ML.fit4 =gls(CO2~Yearnew+I(Yearnew^2)+Season, correlation = corAR1(), data=ML.df)

##compare these
summary(ML.fit4)

# litte changes except the standard errors and therefore -t-stats/p-values 
## but conclusions remain the same

## predict the future

plot(CO2~Year,type="l",data= ML.df, xlim=c(1959, 2020),ylim=c(310,415),
     main="CO2 (ppm) vs year at Mauna Loa 1959-2010",
     xlab="year", ylab="CO2 (ppm)")
lines(ML.df$Yearnew+1959, predict(ML.fit4),col="red")
pred.df=data.frame(Yearnew=seq(52,  by=.5, length=20),
                   Season=factor(rep(c("Winter", "Summer"),10)))

predictCO2.df=data.frame(
year=seq(2011,2013.5,by=.5), 
CO2=c(393.34,388.96,396.18,391.01,398.35,393.66), 
season=rep(c("Winter", "Summer"), 3))
lines(predictCO2.df$year,predictCO2.df$CO2,col="green")
lines(pred.df$Year+1959, predict(ML.fit4, pred.df),col="blue")
abline(v=c(2011,2014),lty=2)

# observed data & predicted for 2011-2013
predictCO2.df$CO2
predict(ML.fit4, pred.df)[1:6]
text(2012,330,"near future \n with data")
text(2019,380,"future")     

# scarily close

Formal model

$CO2=\beta_0 +\beta_1\times year+ \beta_2\times year^2 + \beta_3 Winter+ \epsilon$

where Winter =1 if it's winter in the northern hemisphere, otherwise 0 and $\epsilon \sim iid ~ N(0,\sigma^2)$

Formal Working Hypothesis: $\beta_1>0$ and $\beta_2> 0$ and $\beta_3 > 0$

Null Hypothesis: $\beta_1=0, \beta_2=0$, and $\beta_3=0$.

Assumption Checks

We do no have independent observations as this is historical data and the past influences the future. Essentially this means we have less data than we thought as these observations are positively correlated.

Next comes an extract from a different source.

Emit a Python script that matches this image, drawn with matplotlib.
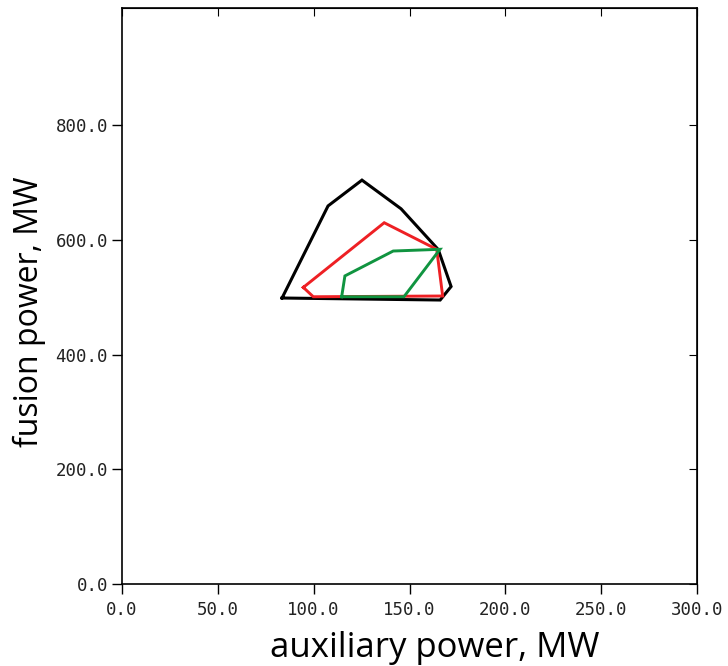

EOV seems fin and residuals look looks approximately Normal. There do not now appear to be any unduly influential data points. We can mostly rely on the results from fitting this linear model - although caution is advised.

Executive Summary

There is a clear increasing (quadratic) relationship between the year and CO2 emissions. There is a clear summer versus winter effect but this is slight compared to the quadratic increase.

It seem that it's not even close to slowing down!!